Forward-thinking organizations are already well-versed in the benefits of internal audits, and they’re moving toward audit transformation initiatives based on leveraging data analytics, AI, and automation.

If you’re not quite there yet, understanding the benefits of internal audits is a good starting point.

An Overview of Internal Audits

Internal audits are an independent assurance activity. The goal of an internal audit, broadly, is to improve your operations and add value. When you undergo regular internal audits, you’re then identifying strategic ways to improve governance processes, control, and risk management.

According to the International Professional Practices Framework, internal auditing is an independent consulting undertaking.

Independent auditors work to provide unbiased reviews of systems, organizations, and processes within a business. Then, the senior executives can gain insight. Internal auditors might cover all areas of a business, or they could specialize in certain areas.

Ultimately, the goal is to identify weaknesses, so they can be remedied before they cause harm.

What Are the Benefits of Internal Audits?

External audits are done usually by members of a CPA firm, by contrast, and the results are reported to those outside the company and shareholders. External audits focus on financial reports, and they’re done annually. An internal audit can be done at any interval that an organization finds reasonable and beneficial.

Below are some of the specific benefits of internal audits.

Internal Audits Give the Opportunity to Make Corrections to Processes

Company leaders and IT teams probably have procedures that they put in place, but whether or not those are being followed can be more ambiguous. You want to make sure that your goals are aligned with your procedures and then that there’s a sense of consistency in how these procedures are being followed.

When they’re not, an internal audit can give the opportunity to correct the issues accordingly.

Risk Assessment

Internal audits are broadly beneficial in terms of risk assessment.

With audits, you can prioritize projects based on the level of possible risk.

An internal audit may create the opportunity to make organizational changes that would help protect against risk.


With regular internal audits, you’re giving yourself the chance to see redundancies in your practices, governance, and procedures. This can then help with the creation of practices that will save time and money.


Management can use the independent, unbiased information gathered during an internal audit to support data-based decision-making.

Governmental Regulations

There are regulations, laws, and statutes that businesses have to comply with. These become complex, and they also come from every level including local, state and federal regulations.

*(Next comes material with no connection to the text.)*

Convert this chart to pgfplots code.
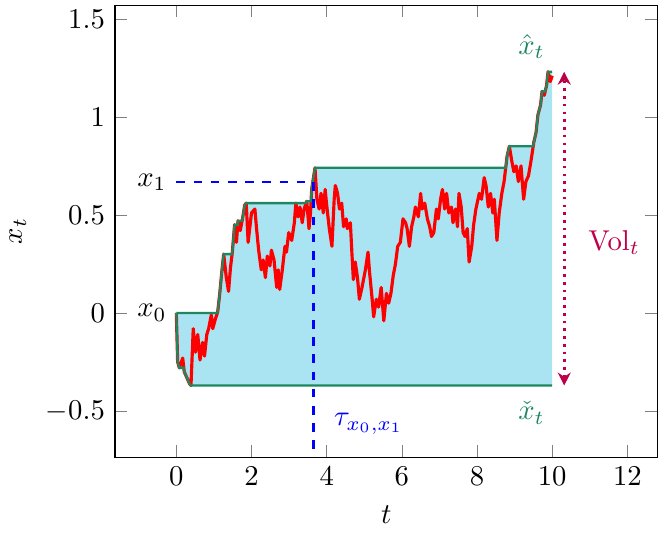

Business owners need to stay ahead of these regulations, and they can and often do change. Regular internal audits can ensure compliance and help a business avoid sanctions and fines.

Types of Internal Audits

Beyond understanding the general benefits of internal audits, it’s valuable to know there are actually different types. Most internal audits do focus on things like accounting procedures and financial statements, but there are others, including:

  • Compliance audits ensure that an organization is staying up-to-date as far as compliance with laws and regulations to avoid fines.
  • Environmental audits look at the operational impact of a company on the environment, and this can include regulatory compliance as well.
  • IT audits are becoming a priority for many businesses because their IT architecture is becoming more complex and dispersed, and cybersecurity threats are simultaneously growing. IT audits look at the infrastructure to ensure security, and these internal audits will also often look at backup and recovery.
  • Performance audits look at whether an organization is meeting the goals that are outlined by the Board of Directors.

The Internal Audit Process

Most internal audits follow a process that includes a few main phases.

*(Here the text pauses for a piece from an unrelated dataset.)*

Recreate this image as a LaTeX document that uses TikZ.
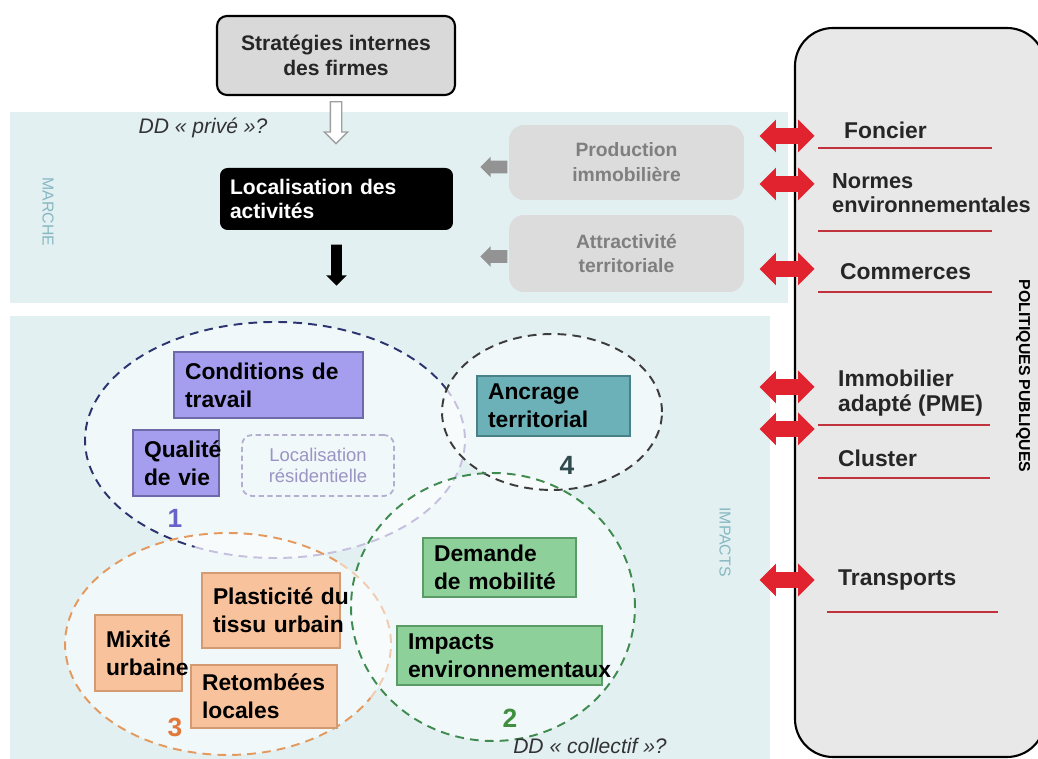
\documentclass[tikz,border=0pt]{standalone}
\usepackage{fontspec}
\setmainfont{Liberation Sans}
\usepackage{xcolor}
\usetikzlibrary{arrows,shapes,positioning}
\definecolor{bandcol}{HTML}{E2F0F2}
\definecolor{polgray}{HTML}{E8E8E8}
\definecolor{stratgray}{HTML}{D9D9D9}
\definecolor{softgray}{HTML}{DCDCDC}
\definecolor{softtext}{HTML}{7F7F7F}
\definecolor{polred}{HTML}{E1222F}
\definecolor{rulered}{HTML}{C0333C}
\definecolor{violetfill}{HTML}{A59EEE}
\definecolor{violetline}{HTML}{6E69A8}
\definecolor{tealfill}{HTML}{6DB1B8}
\definecolor{tealline}{HTML}{4A8087}
\definecolor{greenfill}{HTML}{8DD09A}
\definecolor{greenline}{HTML}{5B9B66}
\definecolor{orangefill}{HTML}{F8C39C}
\definecolor{orangeline}{HTML}{D49A72}
\definecolor{navyring}{HTML}{2C3470}
\definecolor{lightring}{HTML}{C4C0DE}
\definecolor{grayring}{HTML}{3C3C3C}
\definecolor{greenring}{HTML}{3F8B4F}
\definecolor{orangering}{HTML}{E49A5E}
\definecolor{paleorange}{HTML}{F0CDB0}
\definecolor{labelteal}{HTML}{86B7C1}
\definecolor{locrestext}{HTML}{9A94C4}
\definecolor{locresline}{HTML}{B4AFCF}
\definecolor{numviolet}{HTML}{6A62C9}
\definecolor{numgreen}{HTML}{3F8F3F}
\definecolor{numorange}{HTML}{E2773A}
\definecolor{numslate}{HTML}{2F4B4E}
\tikzset{
	basic/.style = {rectangle, align=left, inner xsep=0.22cm, inner ysep=0pt, font=\fontsize{13}{15.8}\selectfont\bfseries},
	root/.style = {rectangle, draw, fill=stratgray, rounded corners=0.2cm, line width=1.2pt, align=center, minimum width=4.76cm, minimum height=1.58cm, font=\fontsize{12}{14.2}\selectfont\bfseries, text=black!85},
	blackbox/.style = {rectangle, fill=black, text=white, rounded corners=0.15cm, align=left, text width=4.26cm, inner xsep=0.2cm, minimum height=1.24cm, font=\fontsize{12}{13.8}\selectfont\bfseries},
	market/.style = {rectangle, fill=softgray, text=softtext, rounded corners=0.3cm, align=center, minimum width=4.7cm, font=\fontsize{11}{14.2}\selectfont\bfseries},
	group 1/.style = {basic, fill=violetfill, draw=violetline, line width=0.8pt},
	group 2/.style = {basic, fill=greenfill, draw=greenline, line width=0.8pt},
	group 3/.style = {basic, fill=orangefill, draw=orangeline, line width=0.8pt},
	group 4/.style = {basic, fill=tealfill, draw=tealline, line width=0.8pt},
	locres/.style = {rectangle, draw=locresline, dash pattern=on 3pt off 2pt, line width=1pt, rounded corners=0.2cm, text=locrestext, align=center, font=\fontsize{10.5}{12.4}\selectfont},
	ring/.style = {dash pattern=on 5pt off 3.5pt, line width=1.1pt},
	num/.style = {font=\fontsize{15}{15}\selectfont\bfseries},
	dd/.style = {font=\fontsize{12}{14}\selectfont\itshape, text=black!80},
	side label/.style = {font=\fontsize{9}{10}\selectfont, text=labelteal},
	policy label/.style = {anchor=west, align=left, font=\fontsize{13}{14}\selectfont\bfseries, text=black!85},
	hollow arrow/.style = {single arrow, draw=gray!75, fill=white, line width=0.8pt, inner sep=0.1cm, minimum height=0.84cm, single arrow head extend=0.12cm},
	solid arrow/.style = {single arrow, fill=black, inner sep=0.1cm, minimum height=0.82cm, single arrow head extend=0.1cm},
	gray arrow/.style = {single arrow, fill=gray!85, inner sep=0.12cm, minimum height=0.54cm, single arrow head extend=0.08cm},
	red arrow/.style = {double arrow, fill=polred, inner sep=0.15cm, minimum height=1.1cm, double arrow head extend=0.17cm},
	rule/.style = {draw=rulered, line width=1.3pt}
}
\begin{document}
\begin{tikzpicture}[x=0.02cm, y=-0.02cm, >=latex]
	\useasboundingbox (0,0) rectangle (1038,759);
	\clip (0,0) rectangle (1038,759);
	\fill[bandcol] (10,112) rectangle (788,303);
	\fill[bandcol] (10,316) rectangle (770,759);
	\draw[fill=polgray, line width=1.2pt, rounded corners=0.76cm] (795,28) rectangle (1045,757);

	\fill[white, opacity=0.55] (275,440) ellipse [x radius=3.8cm, y radius=2.36cm];
	\fill[white, opacity=0.55] (552,412) ellipse [x radius=2.2cm, y radius=1.56cm];
	\fill[white, opacity=0.55] (493,607) ellipse [x radius=2.84cm, y radius=2.68cm];
	\fill[white, opacity=0.55] (228,644) ellipse [x radius=3.26cm, y radius=2.22cm];
	\draw[ring, draw=navyring] (275,440) ++(25:3.8cm and 2.36cm) arc[start angle=25, end angle=245, x radius=3.8cm, y radius=2.36cm];
	\draw[ring, draw=lightring] (275,440) ++(-115:3.8cm and 2.36cm) arc[start angle=-115, end angle=25, x radius=3.8cm, y radius=2.36cm];
	\draw[ring, draw=grayring] (552,412) ellipse [x radius=2.2cm, y radius=1.56cm];
	\draw[ring, draw=greenring] (493,607) ellipse [x radius=2.84cm, y radius=2.68cm];
	\draw[ring, draw=orangering] (228,644) ++(48:3.26cm and 2.22cm) arc[start angle=48, end angle=331, x radius=3.26cm, y radius=2.22cm];
	\draw[ring, draw=paleorange] (228,644) ++(-29:3.26cm and 2.22cm) arc[start angle=-29, end angle=48, x radius=3.26cm, y radius=2.22cm];

	\node[root] (strat) at (336,55.5) {Stratégies internes\\des firmes};
	\node[hollow arrow, rotate=-90, anchor=west] (prive) at ([yshift=-0.1cm]strat.south) {};
	\node[dd] (ddprive) at (203,128) {DD « privé »?};
	\node[blackbox] (loc) at (336.5,199) {Localisation des\\activités};
	\node[solid arrow, rotate=-90, anchor=west] (impact) at ([yshift=-0.28cm]loc.south) {};
	\node[market, minimum height=1.5cm] (prod) at (626.5,162.5) {Production\\immobilière};
	\node[market, minimum height=1.54cm] (attr) at (626.5,253.5) {Attractivité\\territoriale};
	\node[gray arrow, rotate=180, anchor=west] (prodarrow) at ([xshift=-0.02cm, yshift=-0.09cm]prod.west) {};
	\node[gray arrow, rotate=180, anchor=west] (attrarrow) at ([xshift=-0.02cm, yshift=-0.06cm]attr.west) {};
	\node[side label, rotate=-90] (marche) at (48,212) {MARCHE};
	\node[side label, rotate=-90] (impacts) at (725,542) {IMPACTS};

	\node[group 1, text width=3.34cm, minimum height=1.32cm] (cond) at (268.5,385) {Conditions de\\travail};
	\node[group 1, text width=1.28cm, minimum height=1.32cm] (qual) at (176,463) {\mbox{Qualité}\\\mbox{de vie}};
	\node[locres, minimum width=3.04cm, minimum height=1.22cm] (resid) at (318,465.5) {Localisation\\résidentielle};
	\node[num, text=numviolet] (n1) at (175,518) {1};
	\node[group 4, text width=2.62cm, minimum height=1.2cm] (ancr) at (553.5,406) {Ancrage\\territorial};
	\node[num, text=numslate] (n4) at (567,465) {4};
	\node[group 2, text width=2.62cm, minimum height=1.18cm] (dem) at (499.5,567.5) {Demande\\\mbox{de mobilité}};
	\node[group 2, text width=3.66cm, minimum height=1.18cm] (env) at (499.5,655.5) {Impacts\\\mbox{environnementaux}};
	\node[num, text=numgreen] (n2) at (510,718) {2};
	\node[group 3, text width=2.32cm, minimum height=1.5cm] (plast) at (271,610.5) {\mbox{Plasticité du}\\\mbox{tissu urbain}};
	\node[group 3, text width=1.30cm, minimum height=1.52cm] (mix) at (138.5,653) {\mbox{Mixité}\\\mbox{urbaine}};
	\node[group 3, text width=2.48cm, minimum height=1.26cm] (ret) at (264,696.5) {Retombées\\locales};
	\node[num, text=numorange] (n3) at (175,727) {3};
	\node[dd] (ddcoll) at (590,746) {DD « collectif »?};

	\node[red arrow] (foncierarrow) at (787,136) {};
	\node[red arrow] (normesarrow) at (787,184) {};
	\node[red arrow] (commarrow) at (787,269) {};
	\node[red arrow] (immoarrow) at (787,387) {};
	\node[red arrow] (clusterarrow) at (787,429) {};
	\node[red arrow] (transarrow) at (787,580) {};
	\node[policy label] (foncier) at (838,130) {Foncier};
	\node[policy label, font=\fontsize{12.4}{14}\selectfont\bfseries] (normes) at (826,193) {Normes\\environnementales};
	\node[policy label] (commerces) at (834,272) {Commerces};
	\node[policy label] (immo) at (832,393) {Immobilier\\adapté (PME)};
	\node[policy label] (cluster) at (832,458) {Cluster};
	\node[policy label] (transports) at (832,580) {Transports};
	\draw[rule] (818,148) -- (992,148);
	\draw[rule] (818,231) -- (992,231);
	\draw[rule] (818,292) -- (992,292);
	\draw[rule] (818,425) -- (990,425);
	\draw[rule] (818,478) -- (990,478);
	\draw[rule] (827,612) -- (998,612);
	\node[rotate=-90, font=\fontsize{9}{10}\selectfont\bfseries] (politiques) at (1023,376) {POLITIQUES PUBLIQUES};
\end{tikzpicture}
\end{document}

During the planning phase, an internal audit team defines the scope of their work and their objectives. They might look over previously completed audits, create a budget and timeline, and then have a meeting where they officially begin the audit.

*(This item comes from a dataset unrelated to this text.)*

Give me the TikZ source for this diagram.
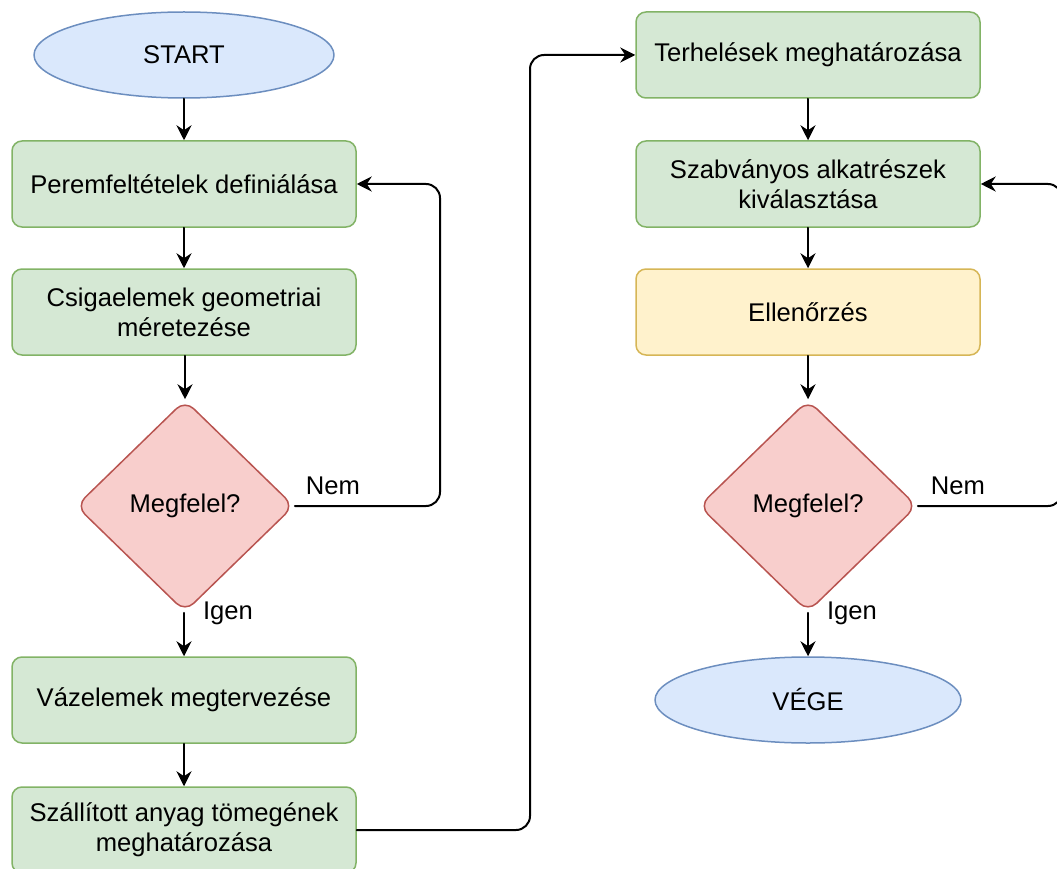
\documentclass[tikz,border=0pt]{standalone}
\usepackage{fontspec}
\setmainfont{Liberation Sans}
\usetikzlibrary{shapes.geometric,arrows.meta}
\definecolor{grfill}{HTML}{D5E8D4}\definecolor{grline}{HTML}{82B366}
\definecolor{blfill}{HTML}{DAE8FC}\definecolor{blline}{HTML}{6C8EBF}
\definecolor{yefill}{HTML}{FFF2CC}\definecolor{yeline}{HTML}{D6B656}
\definecolor{refill}{HTML}{F8CECC}\definecolor{reline}{HTML}{B85450}
\begin{document}
\begin{tikzpicture}[x=1pt, y=-1pt, font=\fontsize{25.6}{30}\selectfont, line join=round, line cap=round,
  box/.style={draw=grline, fill=grfill, line width=1.5pt, rounded corners=10pt, minimum width=344pt, minimum height=86pt, inner sep=0pt, align=center},
  check/.style={box, draw=yeline, fill=yefill},
  term/.style={ellipse, draw=blline, fill=blfill, line width=1.5pt, minimum width=300pt, minimum height=86pt, inner sep=0pt},
  decide/.style={diamond, aspect=1, draw=reline, fill=refill, line width=1.5pt, rounded corners=12pt, minimum width=218pt, minimum height=212pt, inner sep=0pt},
  arr/.style={-{Stealth[length=15pt,width=15pt,inset=5pt]}, line width=2pt}]
\useasboundingbox (0,0) rectangle (1057,869);
% left column
\node[term] (start) at (184,55) {START};
\node[box] (perem) at (184,184) {Peremfeltételek definiálása};
\node[box] (csiga) at (184,312) {Csigaelemek geometriai\\méretezése};
\node[decide] (dec1) at (185,506) {Megfelel?};
\node[box] (vaz) at (184,700) {Vázelemek megtervezése};
\node[box] (tomeg) at (184,830) {Szállított anyag tömegének\\meghatározása};
% right column
\node[box] (terh) at (808,55) {Terhelések meghatározása};
\node[box] (szab) at (808,184) {Szabványos alkatrészek\\kiválasztása};
\node[check] (ell) at (808,312) {Ellenőrzés};
\node[decide] (dec2) at (808,506) {Megfelel?};
\node[term, minimum width=306pt] (vege) at (808,700) {VÉGE};
\coordinate (lx) at (440,0);
\coordinate (mx) at (530,0);
\coordinate (rx) at (1062,0);
\foreach \a/\b in {start/perem,perem/csiga,csiga/dec1,dec1/vaz,vaz/tomeg,terh/szab,szab/ell,ell/dec2,dec2/vege}
  \draw[arr] (\a.south -| \b) -- (\b);
\draw[arr, rounded corners=14pt] (dec1.east) -- (dec1.east -| lx) -- (perem.east -| lx) -- (perem.east);
\draw[arr, rounded corners=14pt] (dec2.east) -- (dec2.east -| rx) -- (szab.east -| rx) -- (szab.east);
\draw[arr, rounded corners=14pt] (tomeg.east) -- (tomeg.east -| mx) -- (terh.west -| mx) -- (terh.west);
\node (nem1) at (333,486) {Nem};
\node (nem2) at (958,486) {Nem};
\node (igen1) at (228,613) {Igen};
\node (igen2) at (852,613) {Igen};
\end{tikzpicture}
\end{document}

Fieldwork is the audit itself. Document and controls might be reviewed, work might be reviewed as well, and recommendations could be identified during this time, if relevant.

The reporting phase is when things are written out after they’re uncovered in the audit. During the reporting phase, it’s important that the information provided is digestible by the particular audience.

The final stage of an internal audit is follow-up. This is when the audit team makes sure their recommendations have been appropriately implemented and that goals have been met as such.